The entire sector has exploded countywide in the past four years: Health care and social assistance firms and organizations added 2,900 jobs in Larimer County between 2001 and 2005 – a 24.6 percent growth rate – despite major losses in manufacturing jobs. Overall county net private sector employment growth totaled 5,996 jobs in that time period, meaning nearly one in two net private sector jobs were in health care.
The health care and social assistance category includes all employment associated with physical and mental health and care facilities for children, elderly or disabled.

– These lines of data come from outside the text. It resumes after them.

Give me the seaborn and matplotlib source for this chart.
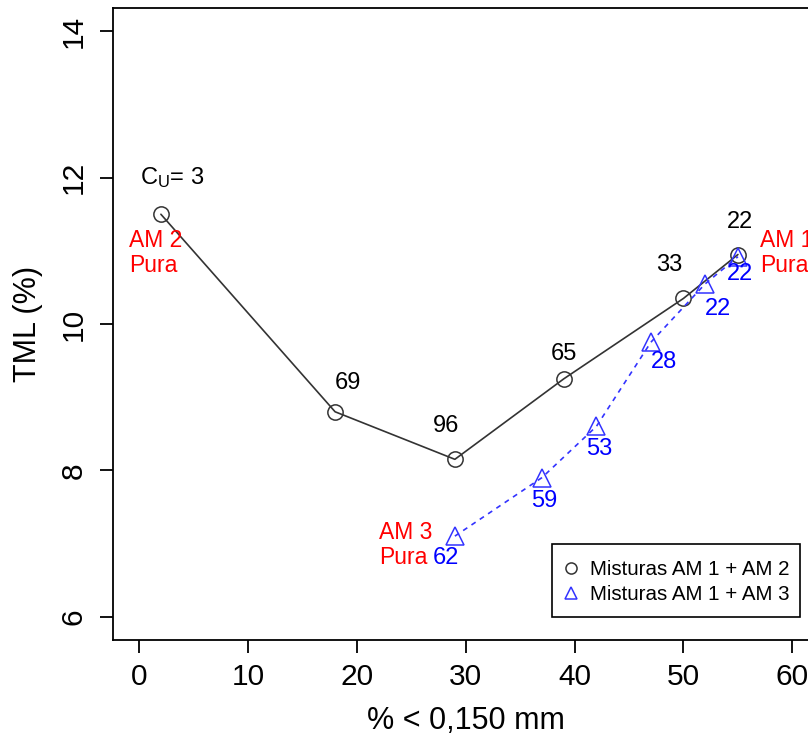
import matplotlib
matplotlib.use("Agg")
import matplotlib.pyplot as plt
from matplotlib.lines import Line2D
from matplotlib.patches import Rectangle
import seaborn as sns
import pandas as pd

# ---- data ----
x_am2 = [2, 18, 29, 39, 50, 55]
y_am2 = [11.5, 8.8, 8.15, 9.25, 10.35, 10.95]
lab_am2 = ["", "69", "96", "65", "33", "22"]

x_am3 = [29, 37, 42, 47, 52, 55]
y_am3 = [7.1, 7.9, 8.6, 9.75, 10.55, 10.92]
lab_am3 = ["62", "59", "53", "28", "22", "22"]

legend_labels = ["Misturas AM 1 + AM 2", "Misturas AM 1 + AM 3"]
x_label = "% < 0,150 mm"
y_label = "TML (%)"
x_ticks = [0, 10, 20, 30, 40, 50, 60]
y_ticks = [6, 8, 10, 12, 14]

# ---- styling / layout (not data) ----
lab_am2_off = [(0, 0), (13, 29), (-9, 33), (0, 25), (-14, 33), (2, 33)]
lab_am3_off = [(-9, -22), (2, -23), (3, -23), (13, -20), (13, -25), (2, -17)]

sns.set_style("ticks")
plt.rcParams["font.family"] = ["Liberation Sans", "DejaVu Sans"]
plt.rcParams["mathtext.fontset"] = "custom"
plt.rcParams["mathtext.rm"] = "Liberation Sans"
plt.rcParams["mathtext.it"] = "Liberation Sans"
plt.rcParams["text.color"] = "black"
plt.rcParams["axes.labelcolor"] = "black"
plt.rcParams["xtick.color"] = "black"
plt.rcParams["ytick.color"] = "black"

W, H = 808, 737
AX_L, AX_T, AX_R, AX_B = 113, 8, 818.5, 640
fig = plt.figure(figsize=(W / 100, H / 100), dpi=100)
ax = fig.add_axes([AX_L / W, (H - AX_B) / H, (AX_R - AX_L) / W, (AX_B - AX_T) / H])

def ax_x(px):
    return (px - AX_L) / (AX_R - AX_L)

def ax_y(py):
    return (AX_B - py) / (AX_B - AX_T)

df2 = pd.DataFrame({"x": x_am2, "y": y_am2})
df3 = pd.DataFrame({"x": x_am3, "y": y_am3})

c_black = "#333333"
c_blue = "#3333ff"

sns.lineplot(data=df2, x="x", y="y", ax=ax, sort=False, color=c_black, lw=1.2,
             marker="o", ms=11, mfc="none", mec=c_black, mew=1.1, estimator=None)
sns.lineplot(data=df3, x="x", y="y", ax=ax, sort=False, color=c_blue, lw=1.2,
             linestyle=(0, (3, 3)), marker="^", ms=13, mfc="none", mec=c_blue,
             mew=1.1, estimator=None)

def px2pt(v):
    return v * 72 / 100

FS_PT = 17
FS_RED = 16.5

for xi, yi, t, (dx, dy) in zip(x_am2, y_am2, lab_am2, lab_am2_off):
    if t:
        ax.annotate(t, (xi, yi), xytext=(px2pt(dx), px2pt(dy)), textcoords="offset points",
                    ha="center", va="center", fontsize=FS_PT, color="black")
for xi, yi, t, (dx, dy) in zip(x_am3, y_am3, lab_am3, lab_am3_off):
    ax.annotate(t, (xi, yi), xytext=(px2pt(dx), px2pt(dy)), textcoords="offset points",
                ha="center", va="center", fontsize=FS_PT, color="blue")

# C_U label
ax.annotate(r"C$_\mathregular{U}$= 3", (x_am2[0], y_am2[0]), xytext=(px2pt(-21), px2pt(37)),
            textcoords="offset points", ha="left", va="center", fontsize=FS_PT, color="black")

# red "Pura" labels
ax.annotate("AM 2\nPura", (x_am2[0], y_am2[0]), xytext=(px2pt(-32), px2pt(-38.5)),
            textcoords="offset points", ha="left", va="center", fontsize=FS_RED, color="red",
            linespacing=1.12)
ax.annotate("AM 3\nPura", (x_am3[0], y_am3[0]), xytext=(px2pt(-76), px2pt(-8.5)),
            textcoords="offset points", ha="left", va="center", fontsize=FS_RED, color="red",
            linespacing=1.12)
ax.annotate("AM 1\nPura", (x_am3[-1], y_am3[-1]), xytext=(px2pt(22), px2pt(3.5)),
            textcoords="offset points", ha="left", va="center", fontsize=FS_RED, color="red",
            linespacing=1.12)

ax.set_xlim(-2.4, 62.4)
ax.set_ylim(5.68, 14.32)
ax.set_xticks(x_ticks)
ax.set_yticks(y_ticks)
ax.set_xticklabels([str(v) for v in x_ticks], fontsize=21.5)
ax.set_yticklabels([str(v) for v in y_ticks], fontsize=21.5, rotation=90, va="center")
ax.tick_params(axis="both", direction="out", length=9.4, width=1.3, color="black")
ax.tick_params(axis="x", pad=7)
ax.tick_params(axis="y", pad=9)
for s in ax.spines.values():
    s.set_visible(True)
    s.set_linewidth(1.3)
    s.set_color("black")

ax.set_xlabel(x_label, fontsize=22, labelpad=11)
ax.set_ylabel(y_label, fontsize=22, labelpad=12)

# legend: R-style box drawn as a rectangle, entries placed inside it
box = Rectangle((ax_x(552), ax_y(617)), ax_x(800) - ax_x(552), ax_y(544) - ax_y(617),
                transform=ax.transAxes, fill=True, facecolor="white", edgecolor="black",
                lw=1.2, zorder=5)
ax.add_patch(box)
handles = [
    Line2D([], [], marker="o", ls="none", ms=8, mfc="none", mec=c_black, mew=1.1),
    Line2D([], [], marker="^", ls="none", ms=9, mfc="none", mec=c_blue, mew=1.1),
]
leg = ax.legend(handles, legend_labels, loc="center left",
                bbox_to_anchor=(ax_x(561), ax_y(582)),
                fontsize=14.8, frameon=False,
                handlelength=1.0, handletextpad=0.42, borderpad=0, labelspacing=0.3,
                borderaxespad=0)
leg.set_zorder(6)
for t in leg.get_texts():
    t.set_color("black")

fig.savefig("out.png", dpi=100)
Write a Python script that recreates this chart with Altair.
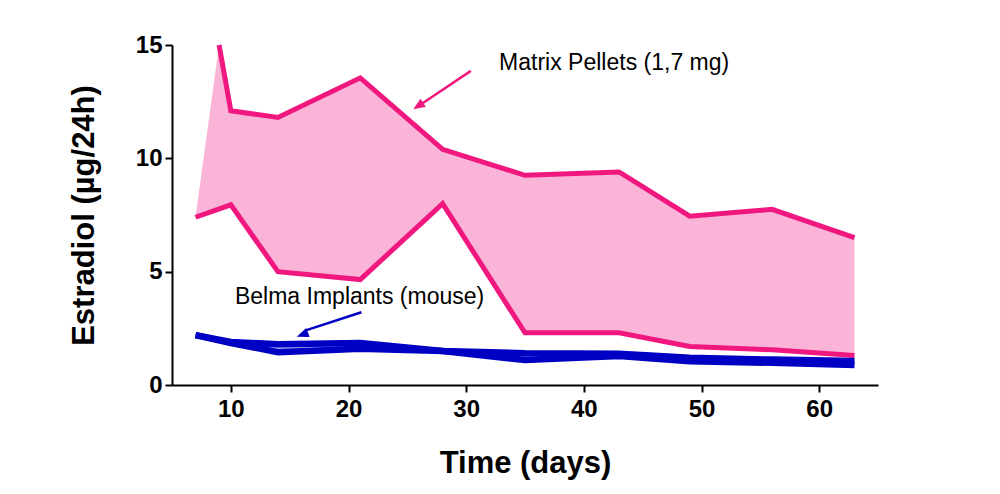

It also includes some vocational and rehabilitation services.
"This report is a strong indication that our existing businesses are confident in the regional economy and finding enough quality workers, which is critical since they are our best hope for new job creation," said Maury Dobbie, president and chief executive officer of the Northern Colorado Economic Development Corp. In 2006, the organization announced a partnership with Colorado State to hire a regional economist and collaborate on economic development goals.
Highlights of the report:
-The health care and social assistance category has grown to be more dominant in the economy as a whole. The sector accounted for 8.3 percent of jobs in the economy in 2001; by 2005, that had increased to 10.1 percent.
-Using a multiplier effect, the health sector directly provides 13,303 jobs. Indirectly, that increases to 22,469 jobs directly representing about 10 percent of total employment and supporting 17 percent of total employment in the county.
-Health care wages are the second highest out of the top five sectors at $37,098 – just above the county average. Manufacturing has the highest wages, followed by health care, educational services, retail and accommodation and food services.
-Larimer County experienced greater growth rates in the health sector than Colorado or the United States in all years except 2005.
-Ambulatory health care is the largest and fastest expanding sector, growing 28.2 percent from 2001 to 2005. Hospitals and nursing care facilities grew 24.4 percent and 20.6 percent, respectively.
-From 2001 to 2005, all major subcomponents of Larimer County’s health care industry added jobs. In fact, nearly all of the sectors outpaced the overall county growth rate of 4.9 percent.
-Hospitals and physicians’ offices account for the largest share of total health employment (32 percent and 21.7 percent, respectively). During the past five years, both of these sectors have experienced steady growth, although physicians’ offices slowed somewhat from 2003-2004. The fastest growth has been in some of the smaller sectors such as medical and diagnostic laboratories (127 jobs/78.4 percent growth), home health care services (330 jobs/91.6 percent growth), and community care facilities for the elderly (683 jobs/45.3 percent growth).